At the 11th hour on the 11th day of the 11th month, most Australians will have taken a minute’s silence to commemorate those who have died or suffered in war.
But it is what we all do after that minute finishes that defines us and truly honours those who have died in service to the nation.
The veterans who returned from the First World War did so to a community that understood their sacrifices.
Whilst community awareness of young veterans’ service has improved, there is still some way to go.
Too many of our young veterans feel alienated from the country and community they served; a feeling that compounds existing trauma and injury.
These were feelings all too pronounced for those that served in the Vietnam War. The tragic rates of Post-Traumatic Stress Disorder (PTSD), social isolation, intergenerational trauma and suicide experienced by Vietnam veterans is directly correlated to our rejection of them.
Our treatment of Vietnam veterans must serve as a stark reminder of the importance of community support and our acceptance of veterans and their families.
This year marks the 70th anniversary of Australian peacekeeping efforts; service that is often as challenging and traumatic as war. Our understanding of service must evolve to reflect the full scope of national security service in the 21st century if we are to honour the true purpose of Remembrance Day.
Commemoration has to be more than just ceremony. Its real value is in a renewed commitment to enduring values.
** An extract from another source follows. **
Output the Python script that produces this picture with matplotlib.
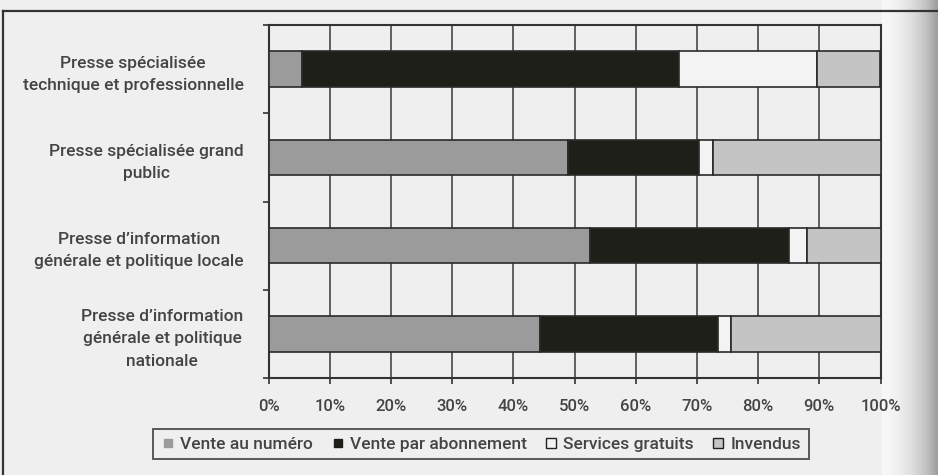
import matplotlib
matplotlib.use("Agg")
import matplotlib.pyplot as plt
import numpy as np
from matplotlib.lines import Line2D

plt.rcParams['font.family'] = ['Roboto', 'DejaVu Sans']
plt.rcParams['font.weight'] = 'medium'

categories = [
    "Presse spécialisée\ntechnique et professionnelle",
    "Presse spécialisée grand\npublic",
    "Presse d’information\ngénérale et politique locale",
    "Presse d’information\ngénérale et politique\nnationale",
]
vente_numero = [5.5, 49.0, 52.6, 44.4]
abonnement = [61.6, 21.4, 32.5, 29.0]
services = [22.6, 2.2, 2.9, 2.2]
invendus = [10.3, 27.4, 12.0, 24.4]

series = [
    ("Vente au numéro", vente_numero, "#9b9b9b"),
    ("Vente par abonnement", abonnement, "#1f1f1a"),
    ("Services gratuits", services, "#f3f3f3"),
    ("Invendus", invendus, "#c4c4c4"),
]

bg = "#efefef"
txt = "#444444"
fig = plt.figure(figsize=(9.38, 4.75), dpi=100, facecolor=bg)

# scan shading on the right edge
shade = fig.add_axes([0.94, 0, 0.06, 1], zorder=-5)
grad = np.linspace(0, 1, 60).reshape(1, -1) ** 1.5
shade.imshow(grad, aspect="auto", cmap="Greys", vmin=-0.15, vmax=2.2,
             extent=[0, 1, 0, 1])
shade.axis("off")

# outer frame of the chart
fig.add_artist(Line2D([3 / 938, 3 / 938], [0, 1 - 11 / 475], color="#333333", lw=1.6))
fig.add_artist(Line2D([3 / 938, 1], [1 - 11 / 475, 1 - 11 / 475], color="#333333", lw=1.6))

ax = fig.add_axes([268.5 / 938, 1 - 378 / 475, 612 / 938, 353 / 475])
ax.set_facecolor(bg)

y = np.arange(len(categories))
left = np.zeros(len(categories))
for name, vals, col in series:
    ax.barh(y, vals, left=left, height=0.4, color=col, edgecolor="#2a2a2a",
            linewidth=1.2, label=name, zorder=3)
    left += np.array(vals)

ax.set_xlim(0, 100)
ax.set_ylim(len(categories) - 0.5, -0.5)
ax.set_xticks(np.arange(0, 101, 10))
ax.set_xticklabels([f"{v}%" for v in range(0, 101, 10)], fontsize=12, color=txt)
ax.xaxis.grid(True, color="#555555", linewidth=1.3, zorder=1)
ax.set_axisbelow(True)

ax.set_yticks(np.arange(-0.5, len(categories), 1), minor=False)
ax.set_yticklabels([])
ax.set_yticks(y, minor=True)
ax.set_yticklabels(categories, minor=True, fontsize=12.5, color=txt,
                   multialignment="center", linespacing=1.6)
ax.tick_params(axis="y", which="minor", length=0, pad=18)
ax.tick_params(axis="y", which="major", length=4, width=1.2, color="#333333")
ax.tick_params(axis="x", length=4, width=1.2, color="#333333", pad=11)

for s in ax.spines.values():
    s.set_color("#333333")
    s.set_linewidth(1.5)

handles = [
    Line2D([], [], marker="s", linestyle="none", markersize=6,
           markerfacecolor="#9b9b9b", markeredgecolor="#9b9b9b"),
    Line2D([], [], marker="s", linestyle="none", markersize=6,
           markerfacecolor="#1f1f1a", markeredgecolor="#1f1f1a"),
    Line2D([], [], marker="s", linestyle="none", markersize=7,
           markerfacecolor="#f3f3f3", markeredgecolor="#222222"),
    Line2D([], [], marker="s", linestyle="none", markersize=7,
           markerfacecolor="#c4c4c4", markeredgecolor="#222222"),
]
leg = fig.legend(handles, [s[0] for s in series], loc="center",
                 bbox_to_anchor=(481 / 938, 1 - 444 / 475), ncol=4,
                 fontsize=12.5, frameon=True, fancybox=False,
                 handlelength=0.8, handletextpad=0.3, columnspacing=1.0,
                 borderpad=0.45)
leg.get_frame().set_edgecolor("#333333")
leg.get_frame().set_linewidth(1.4)
leg.get_frame().set_facecolor(bg)
for t in leg.get_texts():
    t.set_color(txt)

fig.savefig("out.png", dpi=100, facecolor=bg)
True Remembrance constitutes two minutes: the first minute for quiet reverence and contemplation; the second is for you to decide how you will support our younger veterans and their families who walk amongst us.
What will you do? Whatever you decide, committing to educate yourself on who these younger veterans are and what they have done will make a significant difference.
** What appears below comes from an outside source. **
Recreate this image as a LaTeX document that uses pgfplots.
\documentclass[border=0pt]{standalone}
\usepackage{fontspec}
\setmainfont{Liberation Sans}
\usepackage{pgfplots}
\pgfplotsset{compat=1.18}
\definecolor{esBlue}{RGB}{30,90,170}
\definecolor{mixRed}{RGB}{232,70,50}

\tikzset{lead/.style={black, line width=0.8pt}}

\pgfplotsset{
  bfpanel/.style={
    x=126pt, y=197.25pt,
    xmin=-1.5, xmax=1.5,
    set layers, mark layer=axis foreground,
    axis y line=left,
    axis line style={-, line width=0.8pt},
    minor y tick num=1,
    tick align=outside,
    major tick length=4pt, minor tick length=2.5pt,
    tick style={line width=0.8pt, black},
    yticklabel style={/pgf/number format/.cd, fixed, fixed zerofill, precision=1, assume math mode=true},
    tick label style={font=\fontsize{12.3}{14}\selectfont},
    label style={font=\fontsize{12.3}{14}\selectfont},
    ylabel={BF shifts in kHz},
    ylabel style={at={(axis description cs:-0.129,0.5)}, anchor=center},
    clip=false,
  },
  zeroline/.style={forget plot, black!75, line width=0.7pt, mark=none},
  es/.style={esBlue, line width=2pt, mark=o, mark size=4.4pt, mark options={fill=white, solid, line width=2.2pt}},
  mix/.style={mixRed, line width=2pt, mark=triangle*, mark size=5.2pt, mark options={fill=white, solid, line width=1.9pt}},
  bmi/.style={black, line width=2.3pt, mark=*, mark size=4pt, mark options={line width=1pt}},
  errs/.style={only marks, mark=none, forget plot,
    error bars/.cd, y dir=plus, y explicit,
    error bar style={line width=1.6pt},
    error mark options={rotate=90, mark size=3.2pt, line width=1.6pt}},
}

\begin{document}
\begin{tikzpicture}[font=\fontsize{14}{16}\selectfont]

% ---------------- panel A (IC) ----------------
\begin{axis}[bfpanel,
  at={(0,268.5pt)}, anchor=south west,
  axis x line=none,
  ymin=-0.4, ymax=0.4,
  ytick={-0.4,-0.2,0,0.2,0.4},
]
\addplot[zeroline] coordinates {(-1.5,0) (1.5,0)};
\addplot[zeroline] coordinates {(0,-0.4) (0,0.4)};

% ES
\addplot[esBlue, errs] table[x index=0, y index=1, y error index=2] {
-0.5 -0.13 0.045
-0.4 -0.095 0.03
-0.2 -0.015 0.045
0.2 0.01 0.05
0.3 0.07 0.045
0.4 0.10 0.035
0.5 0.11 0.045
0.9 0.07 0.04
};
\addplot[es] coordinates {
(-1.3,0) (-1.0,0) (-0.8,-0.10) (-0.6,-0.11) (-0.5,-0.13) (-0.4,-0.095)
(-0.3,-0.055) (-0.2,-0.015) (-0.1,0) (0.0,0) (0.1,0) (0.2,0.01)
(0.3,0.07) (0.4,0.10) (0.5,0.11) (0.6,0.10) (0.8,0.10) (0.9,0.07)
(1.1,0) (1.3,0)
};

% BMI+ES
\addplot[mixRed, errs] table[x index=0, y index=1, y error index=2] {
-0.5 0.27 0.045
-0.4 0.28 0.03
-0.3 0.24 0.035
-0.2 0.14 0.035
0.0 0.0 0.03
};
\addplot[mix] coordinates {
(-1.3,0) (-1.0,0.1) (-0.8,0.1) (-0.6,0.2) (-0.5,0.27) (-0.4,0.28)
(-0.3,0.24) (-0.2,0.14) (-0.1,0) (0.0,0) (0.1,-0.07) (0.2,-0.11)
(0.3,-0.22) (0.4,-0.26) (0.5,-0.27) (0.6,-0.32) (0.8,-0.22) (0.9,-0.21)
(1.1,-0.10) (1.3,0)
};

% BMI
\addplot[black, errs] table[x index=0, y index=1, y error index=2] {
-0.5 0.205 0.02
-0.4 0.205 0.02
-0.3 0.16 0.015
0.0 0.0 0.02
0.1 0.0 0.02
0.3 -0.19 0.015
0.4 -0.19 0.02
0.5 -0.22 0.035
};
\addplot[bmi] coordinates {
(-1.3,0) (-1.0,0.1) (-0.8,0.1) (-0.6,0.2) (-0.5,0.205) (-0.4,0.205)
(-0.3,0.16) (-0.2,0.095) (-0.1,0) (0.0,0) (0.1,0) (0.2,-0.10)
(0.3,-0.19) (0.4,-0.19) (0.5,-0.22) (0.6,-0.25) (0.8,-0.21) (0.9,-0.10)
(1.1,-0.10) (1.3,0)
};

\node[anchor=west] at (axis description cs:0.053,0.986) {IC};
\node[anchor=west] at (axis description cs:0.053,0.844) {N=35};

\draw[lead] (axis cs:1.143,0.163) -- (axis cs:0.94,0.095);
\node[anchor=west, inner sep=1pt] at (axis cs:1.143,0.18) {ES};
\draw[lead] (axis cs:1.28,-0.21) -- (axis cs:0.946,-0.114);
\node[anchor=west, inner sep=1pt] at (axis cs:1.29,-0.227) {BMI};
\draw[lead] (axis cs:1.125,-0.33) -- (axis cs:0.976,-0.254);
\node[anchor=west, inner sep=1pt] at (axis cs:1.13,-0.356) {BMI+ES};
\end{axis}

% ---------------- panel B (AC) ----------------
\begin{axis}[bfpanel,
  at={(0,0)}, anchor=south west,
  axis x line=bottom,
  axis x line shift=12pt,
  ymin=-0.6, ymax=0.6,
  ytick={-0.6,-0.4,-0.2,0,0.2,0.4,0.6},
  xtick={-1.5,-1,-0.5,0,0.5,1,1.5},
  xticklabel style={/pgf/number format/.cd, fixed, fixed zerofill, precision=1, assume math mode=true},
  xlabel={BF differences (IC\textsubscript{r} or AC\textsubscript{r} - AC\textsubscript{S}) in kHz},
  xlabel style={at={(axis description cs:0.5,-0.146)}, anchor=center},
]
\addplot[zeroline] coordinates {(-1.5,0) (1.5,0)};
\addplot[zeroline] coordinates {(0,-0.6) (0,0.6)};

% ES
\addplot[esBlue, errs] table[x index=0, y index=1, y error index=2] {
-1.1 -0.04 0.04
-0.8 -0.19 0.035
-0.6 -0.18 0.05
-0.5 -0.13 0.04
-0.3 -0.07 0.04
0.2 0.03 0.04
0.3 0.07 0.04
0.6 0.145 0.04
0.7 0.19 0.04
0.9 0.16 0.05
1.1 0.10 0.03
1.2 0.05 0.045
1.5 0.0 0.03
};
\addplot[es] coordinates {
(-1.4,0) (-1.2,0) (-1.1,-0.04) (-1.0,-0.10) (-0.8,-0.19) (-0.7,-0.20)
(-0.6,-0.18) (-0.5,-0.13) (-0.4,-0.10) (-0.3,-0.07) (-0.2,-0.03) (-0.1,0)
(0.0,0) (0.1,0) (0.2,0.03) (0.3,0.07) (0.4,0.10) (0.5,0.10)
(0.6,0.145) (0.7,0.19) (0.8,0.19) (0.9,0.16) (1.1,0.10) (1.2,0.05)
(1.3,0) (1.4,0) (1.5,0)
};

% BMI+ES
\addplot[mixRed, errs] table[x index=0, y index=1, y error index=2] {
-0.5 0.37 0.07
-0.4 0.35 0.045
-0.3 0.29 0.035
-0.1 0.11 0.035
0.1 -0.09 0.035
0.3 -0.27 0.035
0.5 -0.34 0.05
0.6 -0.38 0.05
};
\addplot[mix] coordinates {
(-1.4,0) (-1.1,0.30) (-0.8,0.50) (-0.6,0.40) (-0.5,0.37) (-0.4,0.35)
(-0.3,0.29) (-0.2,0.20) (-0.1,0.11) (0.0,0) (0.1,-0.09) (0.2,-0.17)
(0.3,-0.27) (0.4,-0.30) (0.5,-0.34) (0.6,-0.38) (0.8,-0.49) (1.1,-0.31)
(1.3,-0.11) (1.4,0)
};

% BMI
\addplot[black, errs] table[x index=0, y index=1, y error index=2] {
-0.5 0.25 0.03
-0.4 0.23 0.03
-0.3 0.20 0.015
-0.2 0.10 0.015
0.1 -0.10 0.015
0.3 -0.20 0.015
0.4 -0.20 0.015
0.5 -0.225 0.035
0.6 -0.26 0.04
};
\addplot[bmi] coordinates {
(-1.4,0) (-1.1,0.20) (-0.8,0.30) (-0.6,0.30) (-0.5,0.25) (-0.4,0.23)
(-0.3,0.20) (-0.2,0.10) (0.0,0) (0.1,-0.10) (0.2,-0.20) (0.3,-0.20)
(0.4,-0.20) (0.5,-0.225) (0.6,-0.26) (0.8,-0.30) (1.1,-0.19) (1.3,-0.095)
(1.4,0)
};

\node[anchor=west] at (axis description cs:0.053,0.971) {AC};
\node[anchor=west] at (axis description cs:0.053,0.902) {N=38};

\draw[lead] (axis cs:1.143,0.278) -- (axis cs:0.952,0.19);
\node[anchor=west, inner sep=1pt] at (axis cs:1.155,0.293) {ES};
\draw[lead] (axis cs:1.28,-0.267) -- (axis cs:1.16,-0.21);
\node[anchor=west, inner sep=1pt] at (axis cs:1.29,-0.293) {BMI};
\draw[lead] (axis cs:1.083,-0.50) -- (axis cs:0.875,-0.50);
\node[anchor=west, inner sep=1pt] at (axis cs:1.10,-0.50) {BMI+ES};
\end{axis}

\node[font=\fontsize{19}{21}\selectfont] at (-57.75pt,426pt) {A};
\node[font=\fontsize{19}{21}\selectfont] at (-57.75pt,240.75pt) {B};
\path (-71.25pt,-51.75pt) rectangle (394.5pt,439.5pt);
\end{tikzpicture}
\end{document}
Veterans themselves can do better in our support of each other. Take a minute to commit to calling some veteran mates and check-in.
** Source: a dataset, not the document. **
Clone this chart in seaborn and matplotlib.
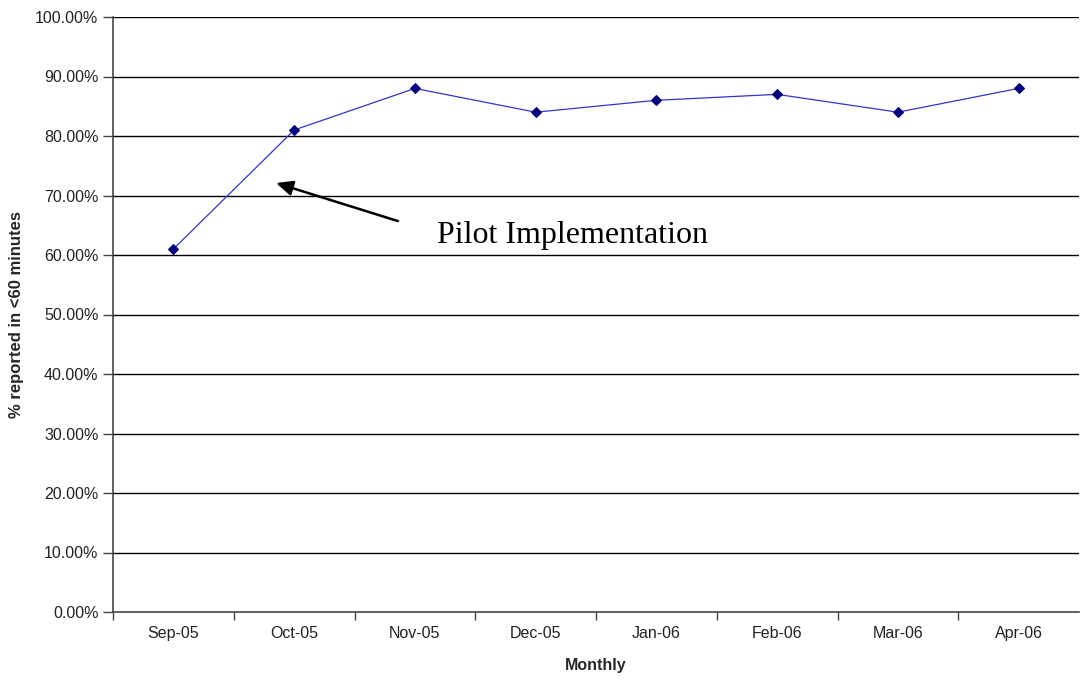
import numpy as np
import pandas as pd
import seaborn as sbn
from matplotlib import pyplot as plt
from matplotlib.ticker import FixedLocator, PercentFormatter

# chart data
months = ['Sep-05', 'Oct-05', 'Nov-05', 'Dec-05', 'Jan-06', 'Feb-06', 'Mar-06', 'Apr-06']
pct_reported = [61, 81, 88, 84, 86, 87, 84, 88]

mydata = pd.DataFrame({'month': months, 'pct': pct_reported})
mydata['pos'] = np.arange(len(months))

sbn.set_style('white')
plt.rcParams['font.family'] = ['Liberation Sans', 'DejaVu Sans']

fig = plt.figure(figsize=(10.81, 6.79), dpi=100)
ax = fig.add_axes([113 / 1081, 1 - 612 / 679, (1079 - 113) / 1081, (612 - 17) / 679])

# gridlines
for v in range(10, 101, 10):
    ax.axhline(v, color='black', linewidth=1, zorder=1)

ax = sbn.lineplot(x='pos', y='pct', data=mydata, color='#3333cc', linewidth=0.9,
                  marker='D', markersize=5, markerfacecolor='#000080',
                  markeredgecolor='#000080', ax=ax, zorder=3)

ax.set_xlim(-0.5, len(months) - 0.5)
ax.set_ylim(0, 100)
ax.yaxis.set_major_locator(FixedLocator(range(0, 101, 10)))
ax.yaxis.set_major_formatter(PercentFormatter(decimals=2))
ax.set_xticks(mydata['pos'])
ax.set_xticklabels(months)
ax.xaxis.set_minor_locator(FixedLocator(np.arange(-0.5, len(months) - 1, 1)))
ax.tick_params(axis='x', which='major', length=0, labelsize=11.5, pad=10, colors='#222222')
ax.tick_params(axis='x', which='minor', length=6, width=1, color='#444444', bottom=True)
ax.tick_params(axis='y', length=7, width=1, color='#444444', labelsize=11.5,
               labelcolor='#222222', left=True)

for side in ['top', 'right']:
    ax.spines[side].set_visible(False)
for side in ['left', 'bottom']:
    ax.spines[side].set_color('#444444')
    ax.spines[side].set_linewidth(1.2)

ax.set_xlabel('Monthly', fontsize=11.5, fontweight='bold', labelpad=12)
ax.set_ylabel('% reported in <60 minutes', fontsize=12, fontweight='bold', labelpad=8)

# annotation
ax.annotate('', xy=(0.85, 72.1), xytext=(1.86, 65.7),
            arrowprops=dict(arrowstyle='-|>,head_length=1.0,head_width=0.45',
                            color='black', linewidth=1.8, shrinkA=0, shrinkB=0))
ax.text(2.18, 62.0, 'Pilot Implementation', fontsize=23, color='black',
        family=['Liberation Serif', 'DejaVu Serif'], va='baseline', ha='left')

plt.savefig('out.png', dpi=100)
And don’t just check on those you served with, check-in on yourself. As a group, we have internalised negative stereotypes about seeking help which, for some of our mates, is leading to irreversible tragedy.
In asking for help, veterans can ensure they can have good social networks, meaningful employment, positive relationships, better physical health and better mental health. Repressing issues benefit no one and leads to more harm.
Towards the end of the Centenary of Anzac we have an opportunity to deepen the connection between the Australian community and our modern veterans.
Putting aside the myths, we can start to understand the people who serve and secure their passage back into the Australian community, while empowering their futures.